In Part 2 of this series, Total HR Management examines 5 key reasons employees tend to give for staying at a job. By understanding these motivations in advance, employers can lay the groundwork for positive employee relationships. Successful employee relationships turn your business into a place where employees want to work.
Primary employee retention strategies have to do with creating and maintaining a workplace that attracts and retains quality employees. This covers a host of issues, ranging from developing a corporate mission and culture to insisting on a safe working environment and creating clear, logical and consistent operating policies and procedures.
5 Key Reasons Why Employees Stay:
1) Positive Corporate Culture & Working Environment
Employees want to feel like they are part of a bigger picture, rather than just a nameless cog in a machine. By effectively communicating the mission and culture of your company to your employees, you can make them feel part of this bigger picture. Feeling part of a bigger picture is essential to developing long-term employee loyalty. Make sure your employees understand how their work is integral to the overall success of the company. During regular meetings and morale outings, reinforce the mission statement of your company and create a sense of everyone in the office being part of a greater team.

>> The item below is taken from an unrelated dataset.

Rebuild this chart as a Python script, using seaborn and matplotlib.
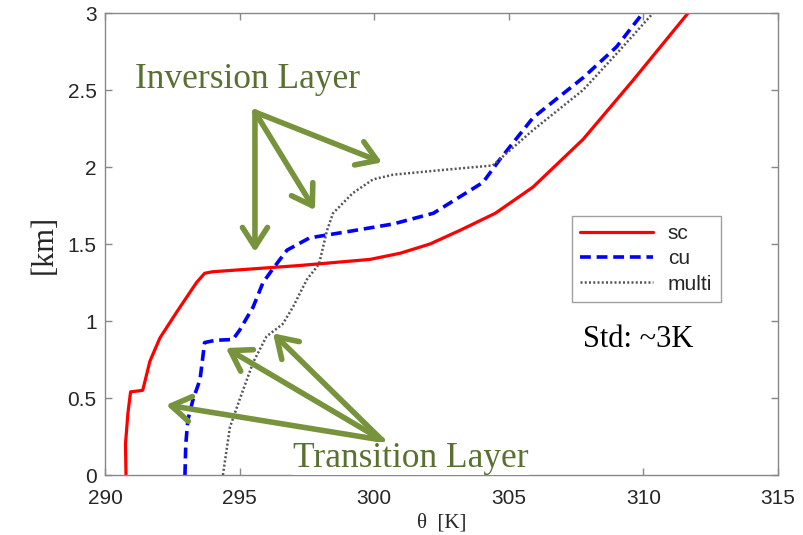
import numpy as np
import pandas as pd
import seaborn as sns
import matplotlib.pyplot as plt

# Potential temperature profiles
sc_theta = [290.78, 290.76, 290.85, 290.95, 291.4, 291.67, 292.04, 292.67, 293.4, 293.7, 294.0,
            297.2, 299.84, 300.96, 302.07, 303.2, 304.5, 305.9, 307.76, 309.6, 311.66]
sc_z = [0.0, 0.2, 0.4, 0.54, 0.55, 0.74, 0.89, 1.06, 1.25, 1.31, 1.32,
        1.36, 1.40, 1.44, 1.50, 1.59, 1.70, 1.87, 2.18, 2.56, 3.0]

cu_theta = [292.97, 293.0, 293.08, 293.27, 293.53, 293.7, 294.1, 294.75, 295.0, 295.5, 295.87,
            296.24, 296.76, 297.6, 299.0, 300.7, 302.2, 304.04, 304.67, 305.9, 307.76, 309.0, 309.98]
cu_z = [0.0, 0.2, 0.36, 0.49, 0.62, 0.86, 0.875, 0.88, 0.94, 1.09, 1.25,
        1.34, 1.46, 1.54, 1.58, 1.63, 1.70, 1.90, 2.05, 2.32, 2.58, 2.78, 3.0]

multi_theta = [294.38, 294.64, 295.0, 295.5, 296.0, 296.3, 296.6, 296.98, 297.5, 297.95, 298.25,
               298.47, 299.2, 299.96, 300.7, 302.5, 304.4, 305.9, 307.76, 309.13, 310.36]
multi_z = [0.0, 0.31, 0.49, 0.73, 0.9, 0.94, 0.98, 1.09, 1.27, 1.37, 1.59,
           1.70, 1.83, 1.92, 1.95, 1.98, 2.01, 2.24, 2.5, 2.76, 3.0]

xticks = [290, 295, 300, 305, 310, 315]
yticks = [0, 0.5, 1, 1.5, 2, 2.5, 3]
ytick_labels = ["0", "0.5", "1", "1.5", "2", "2.5", "3"]

sns.set_style("ticks")
plt.rcParams["font.family"] = ["Liberation Sans", "DejaVu Sans"]

fig = plt.figure(figsize=(8.04, 5.35), dpi=100)
ax = fig.add_axes([0.1306, 0.1121, 0.8371, 0.8636])

sns.lineplot(x=sc_theta, y=sc_z, sort=False, estimator=None, color="#ff0000",
             lw=2.3, label="sc", ax=ax)
sns.lineplot(x=cu_theta, y=cu_z, sort=False, estimator=None, color="#0000ff",
             lw=2.6, linestyle=(0, (3, 1.6)), label="cu", ax=ax)
sns.lineplot(x=multi_theta, y=multi_z, sort=False, estimator=None, color="#555555",
             lw=1.8, linestyle=(0, (0.8, 0.9)), label="multi", ax=ax)

ax.set_xlim(290, 315)
ax.set_ylim(0, 3)
ax.set_xticks(xticks)
ax.set_xticklabels([str(t) for t in xticks])
ax.set_yticks(yticks)
ax.set_yticklabels(ytick_labels)
ax.tick_params(direction="in", length=5, width=1, color="#888888", labelsize=15,
               top=True, right=True, pad=6)
ax.tick_params(axis="x", pad=10)
for sp in ax.spines.values():
    sp.set_color("#888888")
    sp.set_linewidth(1)

ax.set_xlabel(r"θ  [K]", family="Liberation Serif", fontsize=15, labelpad=4)
ax.set_ylabel("[km]", family="Liberation Serif", fontsize=22, labelpad=6)

leg = ax.legend(loc="upper left", bbox_to_anchor=(0.694, 0.561), fontsize=15,
                handlelength=3.5, frameon=True, fancybox=False, borderpad=0.4,
                labelspacing=0.3, borderaxespad=0, handletextpad=0.7)
leg.get_frame().set_edgecolor("#888888")
leg.get_frame().set_linewidth(1)

arrow_green = "#77933c"
text_green = "#5a7030"
arrow_kw = dict(arrowstyle="->,head_length=0.7,head_width=0.45", lw=4,
                color=arrow_green, shrinkA=0, shrinkB=0, mutation_scale=20)

ax.text(291.11, 2.565, "Inversion Layer", family="Liberation Serif", fontsize=25.5,
        color=text_green, ha="left", va="center")
for tgt in [(295.57, 1.448), (297.8, 1.72), (300.29, 2.03)]:
    ax.annotate("", xy=tgt, xytext=(295.57, 2.357), arrowprops=arrow_kw)

for tgt in [(292.27, 0.455), (294.49, 0.825), (296.24, 0.92)]:
    ax.annotate("", xy=tgt, xytext=(300.29, 0.227), arrowprops=arrow_kw)
ax.text(296.98, 0.11, "Transition Layer", family="Liberation Serif", fontsize=25.5,
        color=text_green, ha="left", va="center", zorder=5,
        bbox=dict(facecolor="white", edgecolor="none", pad=0))

ax.text(307.76, 0.877, "Std: ~3K", family="Liberation Serif", fontsize=22,
        color="black", ha="left", va="center")

fig.savefig("out.png", dpi=100)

2) Employees Know What Is Expected Of Them
When the job of an employee is clearly delineated and they know what is expected of them, they are more likely to feel comfortable and secure in their jobs. Such feelings of security lead directly to greater employee retention rates. When employees believe their managers are not managing consistently and work is being thrown at them haphazardly, they are much more likely to become frustrated and resentful. By making sure the jobs and responsibilities of your employees are outlined and consistently presented, you will foster an employee security that will improve retention rates.
3) Consistent Company Procedures, Policies And Rules
Employees hate working at companies when they sense there is a double standard or inconsistent policies and rules. By making the procedures, policies and rules of your company apply equally to everyone across the board, you create a sense of consistency and stability that greatly helps ensure employee retention. Once again, employees do not like being surprised and they like to know what to expect when a situation arises. They like a sense of office equality.
4) A Safe Working Environment An Absolute Necessity
A company will consistently lose their top employees if they cut corners when it comes to office safety. If employees are using heavy machinery, the safety procedures involved must be up-to-date and reliable. Employees need to be properly trained. Basic legal safety procedures like fire alarms, access to emergency exits and evacuation procedures must be instituted and maintained. By cutting corners when it comes to office safety, you are directly telling your employees that you do not value their health and future well-being.
5) Ongoing Feedback Mechanism To Give Employee’s A Voice
By instituting an ongoing feedback mechanism, you show employees that their voices and opinions matter. Often the difference between job satisfaction and job dissatisfaction is a belief by employees that they are being heard. Employees dread a robotic environment where they are dispensable cogs in an uncaring machine. By instituting bi-monthly one-on-one feedback meetings between employees and their managers, this issue will be addressed. In addition, setting up an online feedback portal deals with issues that can arise on a weekly basis and need to be addressed quickly.